Do outro lado está Michael Fassbender, irrepreensível como o senhor de escravos Edwin Epps, em sua terceira parceria com Steve McQueen. Ele é um contraponto perfeito a Willian Ford, vivido com eficiência por Benedict Cumberbatch. Enquanto Willian é o retrato da parcela de indivíduos que prefere se manter na alienação, sabendo que negros são iguais a qualquer outra pessoa e até os tratando bem, mas preferindo viver na ignorância pela preguiça do enfrentamento na busca por igualdade, Edwin é a representação dos homens que possuíam o preconceito entranhando nas veias. Acima de tudo, ele acreditava na sua superioridade perante os escravos, os quais via como propriedade. Vivia na ignorância não por preguiça ou conforto, mas pela crença, por um desconhecimento que fazia parte do seu ser no aspecto mais íntimo e, apesar de um carinho, torto e equivocado, mas bastante verdadeiro dentro das possibilidades, que sentia por uma escrava, jamais conseguiu compreender ou lidar com tal sentimento porque seu entendimento não o abarcava. Carregado de postura rígida e olhar amedrontador, Fassbender é poderoso e enérgico em cena, tornando palpável um personagem que, de tão monstruoso, poderia cair na mera caricatura, não fosse ele tão talentoso.

Mas quem rouba a cena, apesar dos poucos minutos em cena, é Lupita Nyong’o como a escrava Patsey, que apesar das agruras, ainda tenta  evitar a perda da alegria que a dança lhe proporciona, e colhe algodão mais do que qualquer outro homem que trabalhe na fazenda. Uma mulher que nasceu escrava, e nem sabe o porquê disso. Apenas tenta se manter viva em um ambiente hostil de onde talvez nunca consiga sair. Nyong’o é um achado como atriz, e provavelmente, tem um futuro promissor na sétima arte.

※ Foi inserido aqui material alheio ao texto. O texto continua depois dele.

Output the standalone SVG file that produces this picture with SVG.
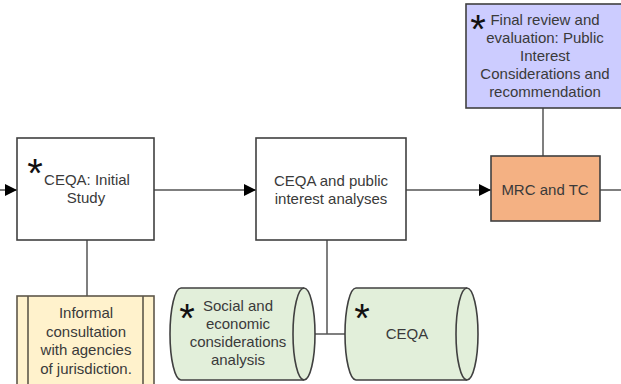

Após conhecer esses e outros personagens, como o interpretado por Brad Pitt em participação curta, mas crucial, Solomon Northup jamais seria o mesmo, pois a partir de então, carregaria para sempre na consciência uma ferida que sangraria pelo próximo século em toda a América, e que ainda não cicatrizou. As causas e o ano da morte do homem que, em 12 anos, entendeu o significado da liberdade, são desconhecidas. Mas, felizmente, o cinema ressuscitou a sua história, como um grito de alerta para que as futuras gerações saiam de sua complacência e também possam ter a mesma compreensão do que significa ser livre.